On this day, Kurt Vonnegut — a prisoner of the Germans after being captured during the Battle of the Bulge — witnessed the firebombing of Dresden. Over three days, more than 1,300 American and British bombers — one of them, ironically, navigated by one of Vonnegut’s fraternity brothers from Cornell University — flew over the Baroque city and destroyed 15 square miles, killing more than 25,000 people, the exact number will never be known. Vonnegut survived the attack because he and his fellow prisoners were held in an underground meat locker called by the Germans Schlachthof Funf (Slaughterhouse Five).
After the firebombing, Vonnegut and the other prisoners were put to work gathering the dead. As he described in a letter to his family: “women, children, old men; dead from concussion, fire or suffocation. Civilians cursed us and threw rocks as we carried bodies to huge funeral pyres in the city.” The task grew so overwhelming that the Germans used flamethrowers to incinerate the bodies in place.
Three months later, Vonnegut and his fellow soldiers were freed by the Russians. The horrors of war and indiscriminate attack stayed with Vonnegut and became the theme for his novel “Slaughterhouse Five” and at least six other works.
When “Slaughterhouse Five” was published as a Franklin Library edition in 1976, Vonnegut in the introduction wrote:
“The Dresden atrocity, tremendously expensive and meticulously planned, was so meaningless, finally, that only one person on the entire planet got any benefit from it. I am that person. I wrote this book, which earned a lot of money for me and made my reputation, such as it is. One way or another, I got two or three dollars for every person killed. Some business I’m in.”
BONUS: Biographer Charles J. Shields discusses the problems he encountered writing about Vonnegut’s experiences in World War II.

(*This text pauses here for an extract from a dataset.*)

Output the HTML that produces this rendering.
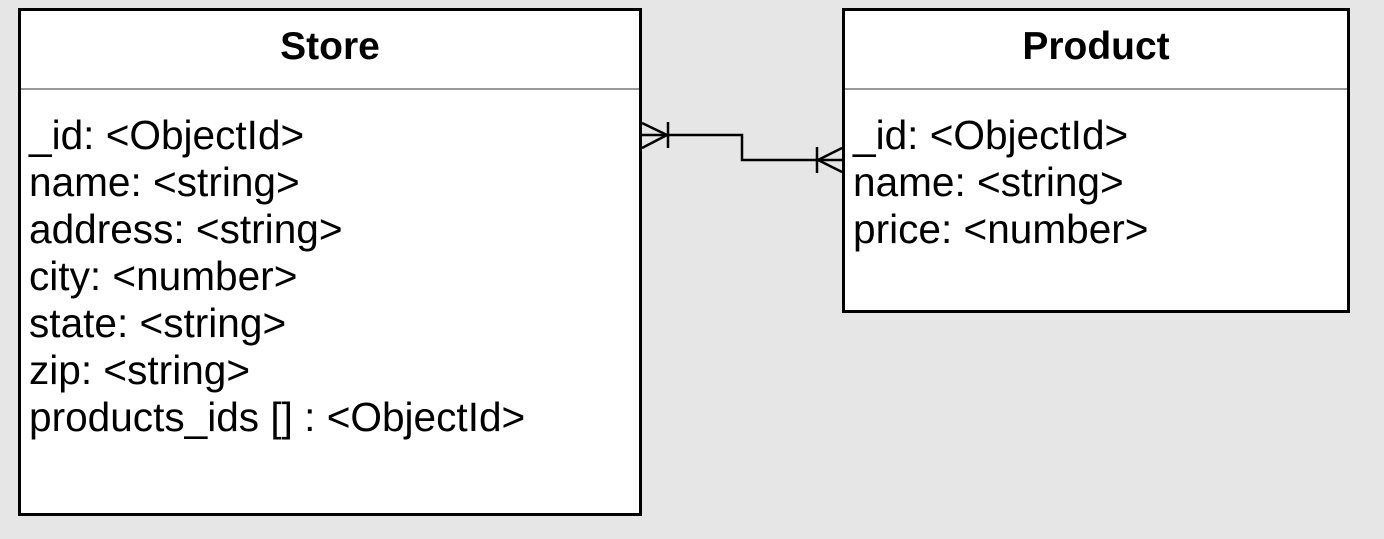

Also on this date in literary history:
1933: Big changes come to Dagwood Bumstead and his girlfriend, Blondie, as they get married. For three years, the comic strip named after her chronicled the comic adventures of a millionaire playboy and his flapper girlfriend. But times were changing, and an editor at King Features approached the cartoonist, Murat Bernard “Chic” Young, and suggested “Why don’t you have them marry? You know more about married life than you do about dating anyway.” Young agreed, and “Blondie” began moving from a comedy of high society to middle-class suburbia. (Cartoon courtesy the Library of Congress.)
1898: Oscar Wilde publishes “The Ballad of Reading Gaol.” During his affair with Lord Alfred Douglas, which caused him much heartbreak and anguish, he had been incarcerated in Reading for two years after being convicted of homosexual offences in 1895. The complete poem which can be read at Wikisource, has one particularly noteworthy stanza:
Yet each man kills the thing he loves
By each let this be heard.
Some do it with a bitter look,
Some with a flattering word.
The coward does it with a kiss,
The brave man with a sword!
1974: Alexander Solzhenitsyn is expelled from the Soviet Union over “The Gulag Archipelago,” his account of the Soviet Gulag system.
Born: Ivan Krylov, fablist, Moscow, 1769; Ricardo Güiraldes, novelist, Argentina, 1886; Georges Simenon, novelist, Liège, Belgium, 1903; Elaine H. Pagels, religious historian, Palo Alto, Calif., 1943.
Died: Benvenuto Cellini, sculptor, goldsmith, memoirist, Florence, 1571; Cotton Mather, theologist, essayist, poet, psalmist, Boston, Massachusett Bay Colony, 1728; Rafael Sabatini, novelist, Adelboden, Switzerland, 1950; Elizabeth MacKintosh (ps. Josephine Tey, Gordon Daviot), novelist, playwright, London, 1952.